▶ What you should do:
All the records that follow need to be reproduced exactly. Omit the images.

(Entries with chart source code)
※ ※ ※

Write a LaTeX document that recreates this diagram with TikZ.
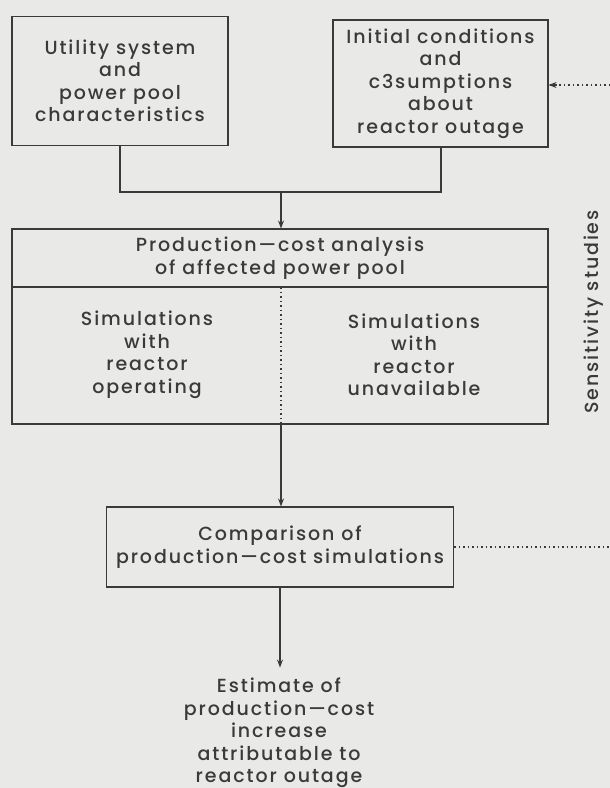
\documentclass[tikz,border=0pt]{standalone}
\usepackage{fontspec}
\setmainfont{Poppins}[UprightFont=* Medium,LetterSpace=10]
\usetikzlibrary{arrows.meta}
\definecolor{paper}{HTML}{E9E9E7}
\definecolor{ink}{HTML}{3A3A3A}
\begin{document}
\begin{tikzpicture}[x=1pt,y=-1pt,
  every node/.style={text=ink},
  boxed/.style={draw=ink,line width=1.1pt,inner sep=0pt,align=center,
    font=\fontsize{19}{22.5}\selectfont},
  plain/.style={inner sep=0pt,align=center,font=\fontsize{19}{22.5}\selectfont},
  conn/.style={draw=ink,line width=1.1pt},
  arr/.style={conn,-{Stealth[length=8pt,width=6pt]}},
  dotline/.style={draw=ink,line width=1.1pt,dash pattern=on 1.5pt off 3pt}
]
\fill[paper] (0,0) rectangle (610,788);
\useasboundingbox (0,0) rectangle (610,788);

\node[boxed,minimum width=216pt,minimum height=129pt] (util) at (120,81)
  {Utility system\\and\\power pool\\characteristics};
\node[boxed,minimum width=215pt,minimum height=127pt] (init) at (440.5,83.5)
  {Initial conditions\\and\\c3sumptions\\about\\reactor outage};

\node[boxed,minimum width=536pt,minimum height=58pt] (prod) at (280,258)
  {Production---cost analysis\\of affected power pool};
\node[boxed,minimum width=536pt,minimum height=137pt] (sims) at (280,355.5) {};
\node[plain] (simop) at (147,355) {Simulations\\with\\reactor\\operating};
\node[plain] (simun) at (414,355) {Simulations\\with\\reactor\\unavailable};

\node[boxed,minimum width=347pt,minimum height=80pt] (comp) at (280,547)
  {Comparison of\\production---cost simulations};

\node[plain] (est) at (279,733)
  {Estimate of\\production---cost\\increase\\attributable to\\reactor outage};

\node[plain,rotate=90] (sens) at (594,312) {Sensitivity studies};

% junction
\coordinate (jl) at (120,192);
\coordinate (jm) at (281,192);
\coordinate (jr) at (441,192);
\draw[conn] (util.south) -- (jl) -- (jr) -- (init.south -| jr);
\draw[arr] (jm) -- (prod.north -| jm);

% divider
\coordinate (dtop) at (281,287);
\coordinate (dbot) at (281,424);
\draw[dotline] (dtop) -- (dbot);

\draw[arr] (dbot) -- (comp.north -| dbot);
\draw[arr] (comp.south) -- ++(0,80) coordinate (esttip);

% sensitivity loop
\coordinate (fb1) at (610,85);
\coordinate (fb2) at (610,547);
\draw[dotline] (comp.east) -- (fb2);
\draw[dotline] (fb1) -- (init.east |- fb1);
\draw[conn,-{Stealth[length=8pt,width=6pt]}] ([xshift=8pt]init.east |- fb1) -- (init.east |- fb1);
\end{tikzpicture}
\end{document}
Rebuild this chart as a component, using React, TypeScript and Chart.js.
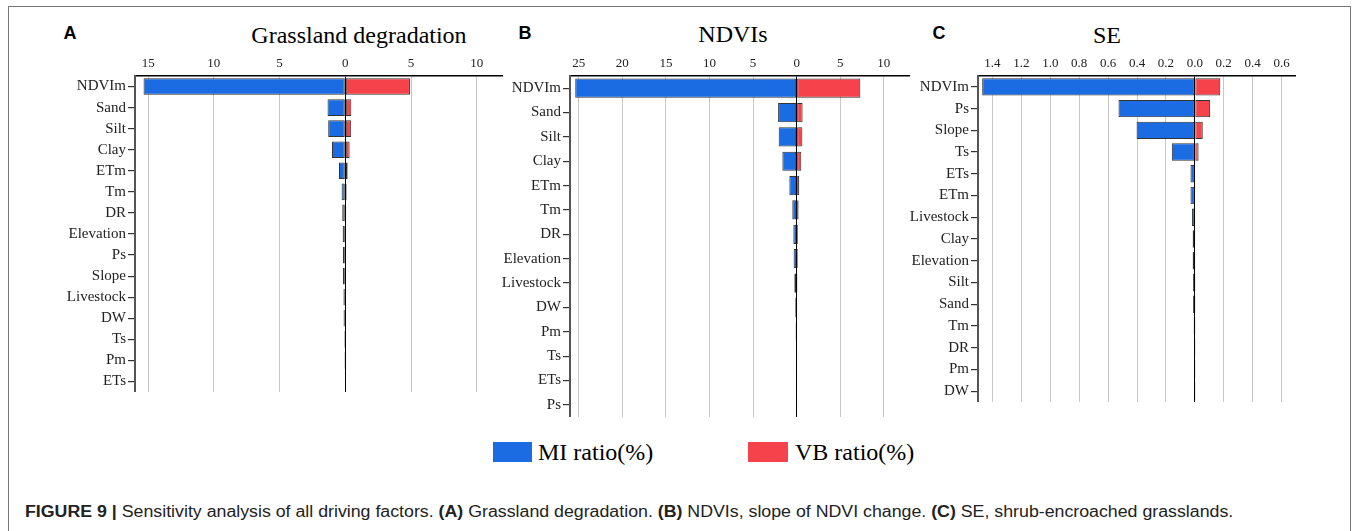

※ ※ ※

▶ Task answer:
Write a LaTeX document that recreates this diagram with TikZ.
\documentclass[tikz,border=0pt]{standalone}
\usepackage{fontspec}
\setmainfont{Poppins}[UprightFont=* Medium,LetterSpace=10]
\usetikzlibrary{arrows.meta}
\definecolor{paper}{HTML}{E9E9E7}
\definecolor{ink}{HTML}{3A3A3A}
\begin{document}
\begin{tikzpicture}[x=1pt,y=-1pt,
  every node/.style={text=ink},
  boxed/.style={draw=ink,line width=1.1pt,inner sep=0pt,align=center,
    font=\fontsize{19}{22.5}\selectfont},
  plain/.style={inner sep=0pt,align=center,font=\fontsize{19}{22.5}\selectfont},
  conn/.style={draw=ink,line width=1.1pt},
  arr/.style={conn,-{Stealth[length=8pt,width=6pt]}},
  dotline/.style={draw=ink,line width=1.1pt,dash pattern=on 1.5pt off 3pt}
]
\fill[paper] (0,0) rectangle (610,788);
\useasboundingbox (0,0) rectangle (610,788);

\node[boxed,minimum width=216pt,minimum height=129pt] (util) at (120,81)
  {Utility system\\and\\power pool\\characteristics};
\node[boxed,minimum width=215pt,minimum height=127pt] (init) at (440.5,83.5)
  {Initial conditions\\and\\c3sumptions\\about\\reactor outage};

\node[boxed,minimum width=536pt,minimum height=58pt] (prod) at (280,258)
  {Production---cost analysis\\of affected power pool};
\node[boxed,minimum width=536pt,minimum height=137pt] (sims) at (280,355.5) {};
\node[plain] (simop) at (147,355) {Simulations\\with\\reactor\\operating};
\node[plain] (simun) at (414,355) {Simulations\\with\\reactor\\unavailable};

\node[boxed,minimum width=347pt,minimum height=80pt] (comp) at (280,547)
  {Comparison of\\production---cost simulations};

\node[plain] (est) at (279,733)
  {Estimate of\\production---cost\\increase\\attributable to\\reactor outage};

\node[plain,rotate=90] (sens) at (594,312) {Sensitivity studies};

% junction
\coordinate (jl) at (120,192);
\coordinate (jm) at (281,192);
\coordinate (jr) at (441,192);
\draw[conn] (util.south) -- (jl) -- (jr) -- (init.south -| jr);
\draw[arr] (jm) -- (prod.north -| jm);

% divider
\coordinate (dtop) at (281,287);
\coordinate (dbot) at (281,424);
\draw[dotline] (dtop) -- (dbot);

\draw[arr] (dbot) -- (comp.north -| dbot);
\draw[arr] (comp.south) -- ++(0,80) coordinate (esttip);

% sensitivity loop
\coordinate (fb1) at (610,85);
\coordinate (fb2) at (610,547);
\draw[dotline] (comp.east) -- (fb2);
\draw[dotline] (fb1) -- (init.east |- fb1);
\draw[conn,-{Stealth[length=8pt,width=6pt]}] ([xshift=8pt]init.east |- fb1) -- (init.east |- fb1);
\end{tikzpicture}
\end{document}
Rebuild this chart as a component, using React, TypeScript and Chart.js.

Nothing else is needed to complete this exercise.